Bu kitap, yürümeye yazdığım aşk mektubumdur. Umarım sizi oturduğunuz yerden kalkıp yola koyulmak, sık sık yürümek ve çoğu zaman açık havada yaşanan bir hayatın büyük ayrıcalığının tadını çıkarmak için harekete geçirir…

Nasıl yürüneceğini bildiğimizi düşünürüz. Ne de olsa yürümek, kazandığımız ilk becerilerden biridir. Ancak çoğumuz bu konuda rutinlere takılıp kalırız; hep aynı yerde, aynı şekilde, aynı süre boyunca ve aynı insanlarla yürürüz.

Bilimsel çalışmalarla ve anekdotlarla donatılan, bir yürüyüş rutininin nasıl oluşturulacağına dair ipuçlarıyla desteklenen Yürümenin 52 Yolu sizi yeni yerlerde, yeni yürüyüş arkadaşlarıyla, gündüz ya da gece fark etmeksizin yeni zaman aralıklarında yürümeye, yürürken yeni beceriler edinmeye teşvik edecek ve her adımınızda hayattan daha fazlasını elde edebileceğiniz gerçeğini gözler önüne serecek bir rehber niteliğinde.

“Yürümenin faydalarını anlatan bu kitap, yıl boyunca dışarı çıkmanız ve hareket etmeniz konusunda sizi motive edecek.” –Booklist

“Streets, dışarı çıkıp hareket etmenin ‘içinde yaşadığımız karmaşık dünyayı takdir etmemize’ yardımcı olabileceğine dair kayda değer örnekler sunuyor. Yola koyulmaya hazır okurlar bu kitaptan ilham alacaklar.” –Publishers Weekly

Sarıkamış Ölüme Yürüyüş
Yazar: Cemalettin Taşkıran
Yayınevi: Yeditepe Yayınevi

Ertesi sabah Enver Paşa ve subayların üzerleri tamamen karlarla kapanmıştı… Karları üzerlerinden atarak güçlükle kalktılar… Ortalıkta sadece beyazlık vardı… Bu beyazlık ölüm beyazlığıydı.
Askerler kara gömülmüşlerdi… Zaman zaman ayak, kafa gözüküyordu, o kadar… Enver Paşa ve subaylar kalkar kalkmaz askerlere koştular…

Enver Paşa haykırıyordu:
- Çocuklaaar!.... Evlatlarım…. Nerdesiniiiiiiz? Evlatlarım…
Subaylarla birlikte etrafta koşuşturuyor ve askerleri kaldırmaya çalışıyorduk:
- Askeeeerrrr! Kalk! Askeeeeeerrrr! Kalk! Askeeeeeeeerrrrrrr…..
Koşarak sağda solda bulunan askerlerin yanına vardık… Yanına vardığımız bütün askerler donmuştu…1, 3, 5, 10… Hepsi donmuştu…
Hemen Enver Paşa’ya koştuk… Herkes hıçkıra hıçkıra ağlıyordu:
- Donmuşlaaaaar… Komutanım, donmuşlaaaarr! Paşam… Hepsi donmuş!

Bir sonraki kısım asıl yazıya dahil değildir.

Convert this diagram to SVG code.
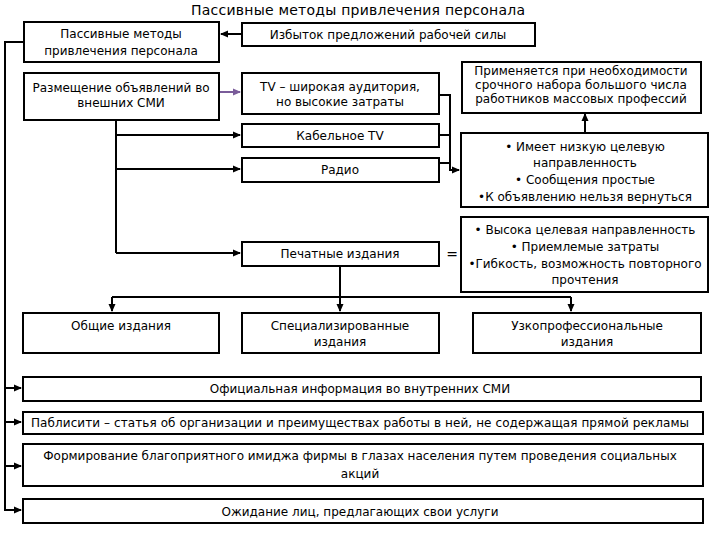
<svg xmlns="http://www.w3.org/2000/svg" width="720" height="540" viewBox="0 0 720 540">
<style>
.b{fill:#fff;stroke:#000;stroke-width:2}
.t{font-family:"DejaVu Sans","Liberation Sans",sans-serif;font-size:12px;fill:#000;text-anchor:middle}
.ti{font-family:"DejaVu Sans","Liberation Sans",sans-serif;font-size:14px;fill:#000;text-anchor:middle}
.c{fill:none;stroke:#000;stroke-width:2}
</style>
<defs>
<marker id="ah" markerWidth="8" markerHeight="8" refX="7" refY="4" orient="auto" markerUnits="userSpaceOnUse">
<path d="M0,0.5 L8,4 L0,7.5 Z" fill="#000"/>
</marker>
<marker id="ap" markerWidth="8" markerHeight="8" refX="7" refY="4" orient="auto" markerUnits="userSpaceOnUse">
<path d="M0,0.5 L8,4 L0,7.5 Z" fill="#7a5c9a"/>
</marker>
</defs>
<rect width="720" height="540" fill="#fff"/>
<text class="ti" x="358" y="15" textLength="334">Пассивные методы привлечения персонала</text>

<g id="connectors">
<path class="c" d="M242,34 H221" marker-end="url(#ah)"/>
<path d="M219,92 H240" fill="none" stroke="#7a5c9a" stroke-width="2" marker-end="url(#ap)"/>
<path class="c" d="M439,95 H450 V170 H459" marker-end="url(#ah)"/>
<path class="c" d="M439,135 H450"/>
<path class="c" d="M439,163 H450"/>
<path class="c" d="M585,133 V114" marker-end="url(#ah)"/>
<path class="c" d="M116,120 V253"/>
<path class="c" d="M116,135 H240" marker-end="url(#ah)"/>
<path class="c" d="M116,169 H240" marker-end="url(#ah)"/>
<path class="c" d="M116,253 H240" marker-end="url(#ah)"/>
<path class="c" d="M340,266 V311" marker-end="url(#ah)"/>
<path class="c" d="M112,297 H571"/>
<path class="c" d="M112,297 V311" marker-end="url(#ah)"/>
<path class="c" d="M571,297 V311" marker-end="url(#ah)"/>
<path class="c" d="M24,42 H5 V510 H21" marker-end="url(#ah)"/>
<path class="c" d="M5,388 H21" marker-end="url(#ah)"/>
<path class="c" d="M5,422 H21" marker-end="url(#ah)"/>
<path class="c" d="M5,466 H21" marker-end="url(#ah)"/>
<text class="ti" x="452" y="259">=</text>
</g>

<g id="nA"><rect class="b" x="24" y="22" width="195" height="40"/>
<text class="t" x="121" y="38">Пассивные методы</text><text class="t" x="121" y="55">привлечения персонала</text></g>
<g id="nB"><rect class="b" x="242" y="23" width="293" height="23"/>
<text class="t" x="388" y="39">Избыток предложений рабочей силы</text></g>
<g id="nC"><rect class="b" x="24" y="73" width="195" height="47"/>
<text class="t" x="121" y="92">Размещение объявлений во</text><text class="t" x="121" y="107">внешних СМИ</text></g>
<g id="nD"><rect class="b" x="242" y="73" width="197" height="41"/>
<text class="t" x="340" y="91">TV – широкая аудитория,</text><text class="t" x="340" y="106">но высокие затраты</text></g>
<g id="nE"><rect class="b" x="462" y="62" width="239" height="51"/>
<text class="t" x="581" y="75">Применяется при необходимости</text><text class="t" x="581" y="89">срочного набора большого числа</text><text class="t" x="581" y="103">работников массовых профессий</text></g>
<g id="nF"><rect class="b" x="242" y="124" width="197" height="23"/>
<text class="t" x="340" y="140">Кабельное TV</text></g>
<g id="nG"><rect class="b" x="242" y="158" width="197" height="24"/>
<text class="t" x="340" y="174">Радио</text></g>
<g id="nH"><rect class="b" x="461" y="133" width="247" height="74"/>
<text class="t" x="585" y="151">• Имеет низкую целевую</text><text class="t" x="585" y="167">направленность</text><text class="t" x="585" y="184">• Сообщения простые</text><text class="t" x="585" y="201">•К объявлению нельзя вернуться</text></g>
<g id="nI"><rect class="b" x="242" y="242" width="197" height="24"/>
<text class="t" x="340" y="258">Печатные издания</text></g>
<g id="nJ"><rect class="b" x="461" y="217" width="247" height="75"/>
<text class="t" x="585" y="234">• Высока целевая направленность</text><text class="t" x="585" y="251">• Приемлемые затраты</text><text class="t" x="585" y="268">•Гибкость, возможность повторного</text><text class="t" x="585" y="284">прочтения</text></g>
<g id="nK"><rect class="b" x="23" y="313" width="196" height="40"/>
<text class="t" x="121" y="330">Общие издания</text></g>
<g id="nL"><rect class="b" x="242" y="313" width="197" height="40"/>
<text class="t" x="340" y="330">Специализированные</text><text class="t" x="340" y="346">издания</text></g>
<g id="nM"><rect class="b" x="473" y="313" width="228" height="40"/>
<text class="t" x="587" y="330">Узкопрофессиональные</text><text class="t" x="587" y="346">издания</text></g>
<g id="nN"><rect class="b" x="23" y="377" width="678" height="24"/>
<text class="t" x="360" y="393">Официальная информация во внутренних СМИ</text></g>
<g id="nO"><rect class="b" x="23" y="412" width="680" height="22"/>
<text class="t" x="360" y="427" textLength="658">Паблисити – статья об организации и преимуществах работы в ней, не содержащая прямой рекламы</text></g>
<g id="nP"><rect class="b" x="23" y="444" width="680" height="42"/>
<text class="t" x="360" y="460">Формирование благоприятного имиджа фирмы в глазах населения путем проведения социальных</text><text class="t" x="360" y="478">акций</text></g>
<g id="nQ"><rect class="b" x="23" y="499" width="680" height="24"/>
<text class="t" x="360" y="516">Ожидание лиц, предлагающих свои услуги</text></g>
</svg>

Yol Aşkı & Yürümenin Tarihi
Yazar: Rebecca Solnit
Yayınevi: ENCORE

Bir kıyıdan diğerine yürüyorum, o yüzden Rebecca Solnit’in düşüncelerle dolu ve büyüleyici Yol Aşkı’nı bana esin vermesi için yanımda taşıyorum.

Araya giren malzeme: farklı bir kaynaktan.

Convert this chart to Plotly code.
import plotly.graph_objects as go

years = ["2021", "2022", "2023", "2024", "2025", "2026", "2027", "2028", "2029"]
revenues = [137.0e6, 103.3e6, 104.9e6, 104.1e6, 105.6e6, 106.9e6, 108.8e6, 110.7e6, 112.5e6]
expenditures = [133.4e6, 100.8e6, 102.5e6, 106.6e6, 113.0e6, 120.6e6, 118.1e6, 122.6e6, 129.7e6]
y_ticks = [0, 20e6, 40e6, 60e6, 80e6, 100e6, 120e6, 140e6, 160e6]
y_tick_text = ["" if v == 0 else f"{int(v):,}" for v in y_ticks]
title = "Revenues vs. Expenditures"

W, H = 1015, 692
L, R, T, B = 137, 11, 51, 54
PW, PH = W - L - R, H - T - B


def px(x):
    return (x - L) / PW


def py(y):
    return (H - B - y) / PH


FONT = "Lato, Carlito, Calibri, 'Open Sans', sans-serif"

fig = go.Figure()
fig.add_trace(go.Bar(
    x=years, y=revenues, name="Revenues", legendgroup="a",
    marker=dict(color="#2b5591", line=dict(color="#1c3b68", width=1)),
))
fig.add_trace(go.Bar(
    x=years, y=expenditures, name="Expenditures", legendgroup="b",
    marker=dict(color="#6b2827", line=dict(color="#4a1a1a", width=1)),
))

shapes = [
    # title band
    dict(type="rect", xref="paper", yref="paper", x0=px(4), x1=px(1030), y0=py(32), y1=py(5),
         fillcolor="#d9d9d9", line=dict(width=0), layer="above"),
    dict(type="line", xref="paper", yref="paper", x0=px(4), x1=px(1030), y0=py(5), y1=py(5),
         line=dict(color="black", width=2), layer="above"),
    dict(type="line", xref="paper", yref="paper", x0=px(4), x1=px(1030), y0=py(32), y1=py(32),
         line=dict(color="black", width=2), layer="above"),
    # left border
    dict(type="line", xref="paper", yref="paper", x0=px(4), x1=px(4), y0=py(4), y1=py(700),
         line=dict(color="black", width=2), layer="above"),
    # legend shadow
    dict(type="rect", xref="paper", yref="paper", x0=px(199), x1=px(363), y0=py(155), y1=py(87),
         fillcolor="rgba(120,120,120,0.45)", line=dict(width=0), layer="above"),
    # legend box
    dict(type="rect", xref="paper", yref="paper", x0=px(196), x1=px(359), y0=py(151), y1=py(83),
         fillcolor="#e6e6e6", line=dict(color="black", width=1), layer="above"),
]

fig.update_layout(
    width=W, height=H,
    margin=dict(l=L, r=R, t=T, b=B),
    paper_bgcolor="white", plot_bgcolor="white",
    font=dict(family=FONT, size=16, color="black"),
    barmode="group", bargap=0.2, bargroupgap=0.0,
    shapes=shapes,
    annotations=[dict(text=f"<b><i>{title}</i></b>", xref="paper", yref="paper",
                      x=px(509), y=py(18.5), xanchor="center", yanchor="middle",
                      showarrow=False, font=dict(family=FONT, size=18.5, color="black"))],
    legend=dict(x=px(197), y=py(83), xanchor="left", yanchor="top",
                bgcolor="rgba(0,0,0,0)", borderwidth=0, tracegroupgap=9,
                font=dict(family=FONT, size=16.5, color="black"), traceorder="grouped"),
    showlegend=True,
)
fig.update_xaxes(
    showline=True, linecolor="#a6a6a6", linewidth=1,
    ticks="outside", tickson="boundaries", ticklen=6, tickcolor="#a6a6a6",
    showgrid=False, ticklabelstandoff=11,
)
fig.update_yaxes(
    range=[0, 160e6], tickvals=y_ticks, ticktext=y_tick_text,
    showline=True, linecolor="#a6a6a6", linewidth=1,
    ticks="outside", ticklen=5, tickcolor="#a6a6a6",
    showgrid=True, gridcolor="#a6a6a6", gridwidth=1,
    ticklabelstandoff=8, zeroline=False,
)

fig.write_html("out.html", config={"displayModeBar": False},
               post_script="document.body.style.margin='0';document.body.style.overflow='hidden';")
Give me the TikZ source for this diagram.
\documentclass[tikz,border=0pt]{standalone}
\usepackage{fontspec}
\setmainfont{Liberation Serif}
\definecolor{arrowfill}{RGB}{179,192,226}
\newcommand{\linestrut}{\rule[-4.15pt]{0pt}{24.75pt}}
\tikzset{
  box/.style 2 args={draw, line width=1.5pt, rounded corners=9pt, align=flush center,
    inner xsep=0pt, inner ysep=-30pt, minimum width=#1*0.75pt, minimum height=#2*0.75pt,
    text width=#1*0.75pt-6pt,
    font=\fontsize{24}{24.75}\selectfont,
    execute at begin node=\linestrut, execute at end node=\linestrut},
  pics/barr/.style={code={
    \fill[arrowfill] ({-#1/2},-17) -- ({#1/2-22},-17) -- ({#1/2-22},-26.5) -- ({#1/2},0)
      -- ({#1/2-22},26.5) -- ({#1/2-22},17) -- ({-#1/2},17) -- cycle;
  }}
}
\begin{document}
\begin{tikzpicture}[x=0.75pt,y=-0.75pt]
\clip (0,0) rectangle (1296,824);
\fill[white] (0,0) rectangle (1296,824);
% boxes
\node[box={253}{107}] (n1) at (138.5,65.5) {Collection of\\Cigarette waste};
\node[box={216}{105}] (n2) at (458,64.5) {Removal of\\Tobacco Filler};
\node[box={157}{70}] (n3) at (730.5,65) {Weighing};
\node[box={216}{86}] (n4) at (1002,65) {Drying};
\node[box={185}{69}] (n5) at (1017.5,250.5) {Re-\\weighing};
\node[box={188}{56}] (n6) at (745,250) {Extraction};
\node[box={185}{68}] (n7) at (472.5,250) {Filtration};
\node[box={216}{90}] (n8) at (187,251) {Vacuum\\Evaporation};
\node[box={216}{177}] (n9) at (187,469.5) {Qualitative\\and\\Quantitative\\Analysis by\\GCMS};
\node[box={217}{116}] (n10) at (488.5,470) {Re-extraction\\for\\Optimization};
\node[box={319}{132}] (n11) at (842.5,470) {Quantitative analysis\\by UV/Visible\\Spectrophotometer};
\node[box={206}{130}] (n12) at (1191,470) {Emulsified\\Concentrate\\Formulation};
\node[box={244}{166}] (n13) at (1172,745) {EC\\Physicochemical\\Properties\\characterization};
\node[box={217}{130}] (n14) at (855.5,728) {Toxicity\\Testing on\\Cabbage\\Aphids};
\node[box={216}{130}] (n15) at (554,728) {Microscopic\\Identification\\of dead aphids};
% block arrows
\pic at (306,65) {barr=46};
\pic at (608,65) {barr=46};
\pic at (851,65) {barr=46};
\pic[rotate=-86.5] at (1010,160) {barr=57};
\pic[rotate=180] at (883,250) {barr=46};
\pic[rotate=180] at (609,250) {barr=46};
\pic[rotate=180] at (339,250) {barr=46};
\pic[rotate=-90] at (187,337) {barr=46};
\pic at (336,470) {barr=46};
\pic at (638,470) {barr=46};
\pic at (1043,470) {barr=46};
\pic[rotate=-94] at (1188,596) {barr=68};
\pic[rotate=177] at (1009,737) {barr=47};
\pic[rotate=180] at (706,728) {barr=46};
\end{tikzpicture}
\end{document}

Filozoflar, edebiyatçılar, müzisyenler, sosyologlar ve evrim kuramcılarıyla kırlarda, bozkırlarda, ormanlarda geziniyor Rebecca Solnit. Koltuğunun altında Rousseau’dan Wordsworth’e, Benjamin ve Patti Smith’e uzanan devasa bir kütüphaneyle yürümeyi felsefeden, eğlenceye, politikadan, cinselliğe kadar hiçbir boşluk bırakmadan arşınlıyor. Yürümenin şehirleri ve şehirlerin yürümeyi nasıl değiştirdiğini, gitgide büyüyen araba sevdasıyla birlikte yürümeyi nasıl bir geleceğin beklediğini düşünüyor.

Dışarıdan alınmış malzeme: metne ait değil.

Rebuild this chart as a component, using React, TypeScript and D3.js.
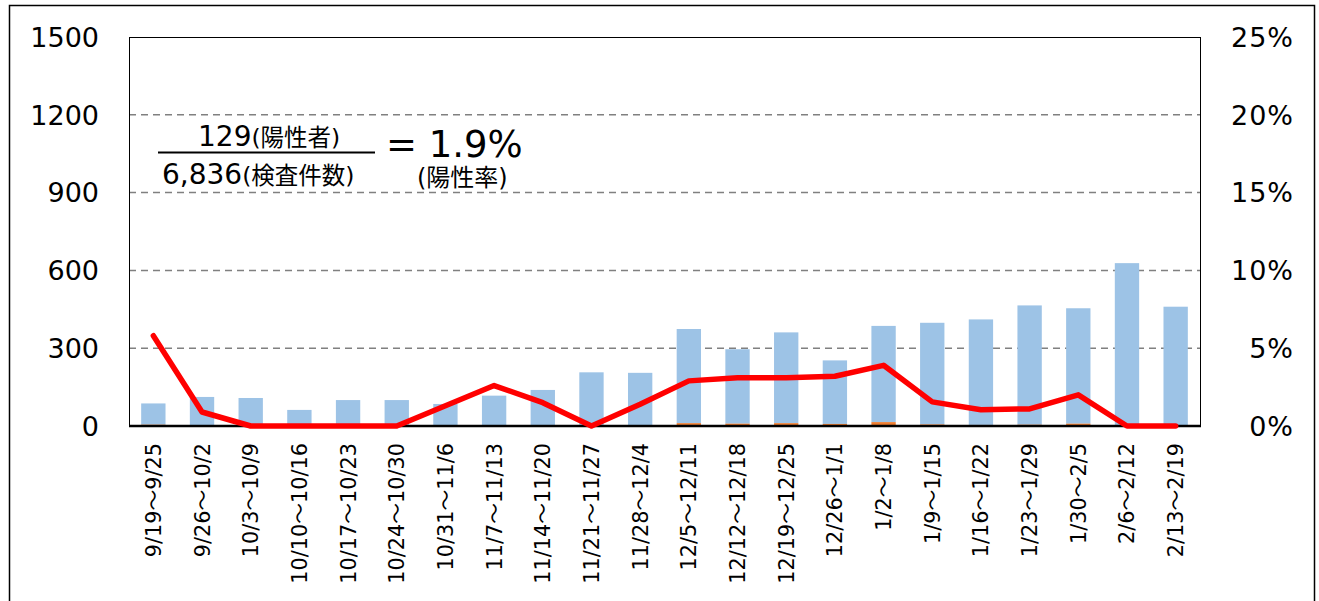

“Bir kişinin yaşamaya başladığını anlatmanın bir yolu da ‘hayata adım attı’ demektir; kişi hayatıyla ilgili önemli bir karar verdiyse ‘kendisine yol seçmiş’tir, uzman olduysa, ‘ayaklı ansiklopedi’dir. Eski Ahit, kendini Tanrı’ya emanet etme halini ‘Tanrı’yla yürüdü’ şeklinde tasvir eder. Yürüyenin tek başına, aktif olması ve bir yere kök salmaktan daha ziyade dünyadan gelip geçmesi insan olmanın anlamına dair güçlü bir imgedir. Yürüme metaforu, biz gerçekten yürüdüğümüzde tekrar hayat kazanır.”

Robert Walser ile Yürüyüşlerimiz
Yazar: Carl Seelig
Yayınevi: Everest Yayınları

“Devlete ahlak talebiyle yüklenmek bana bağnazlık gibi geliyor. Devletin öncelikli görevi, güçlü ve uyanık olmaktır. Ahlak, bireylerin sorunu olarak kalmalı.”

Carl Seelig’in Robert Walser ile yürüyüşlerine dair kayıtları, gerek bu iki yazarın bir parçası olduğu İsviçre edebiyatında, gerek dünya edebiyatında benzersizdir. Walser, ellinci doğum gününden sonra yazmayı bırakmış ve yaşamını bir ruh ve sinir hastalıkları hastanesinde sürdürmüştür. Ona ve eserlerine destek olmak isteyen Seelig, Walser’i hastanede sık sık ziyaret eder, böylece “birlikte yürümek” alınyazıları haline gelir. 1936’dan 1956’ya dek çıktıkları yürüyüşlerdeki hayat, edebiyat ve siyaset üzerine konuşmalarından süzülen notlar, dünyaya sırt çevirecek kadar “hassas” ve “suskun” bir yazarın portresini çizer. Bu notlardan hareketle Percy Adlon’un yazıp yönettiği Der Vormund und sein Dichter filmi de büyük ilgi toplamış, 1979’da iki Adolf Grimme Ödülü’ne layık görülmüştür.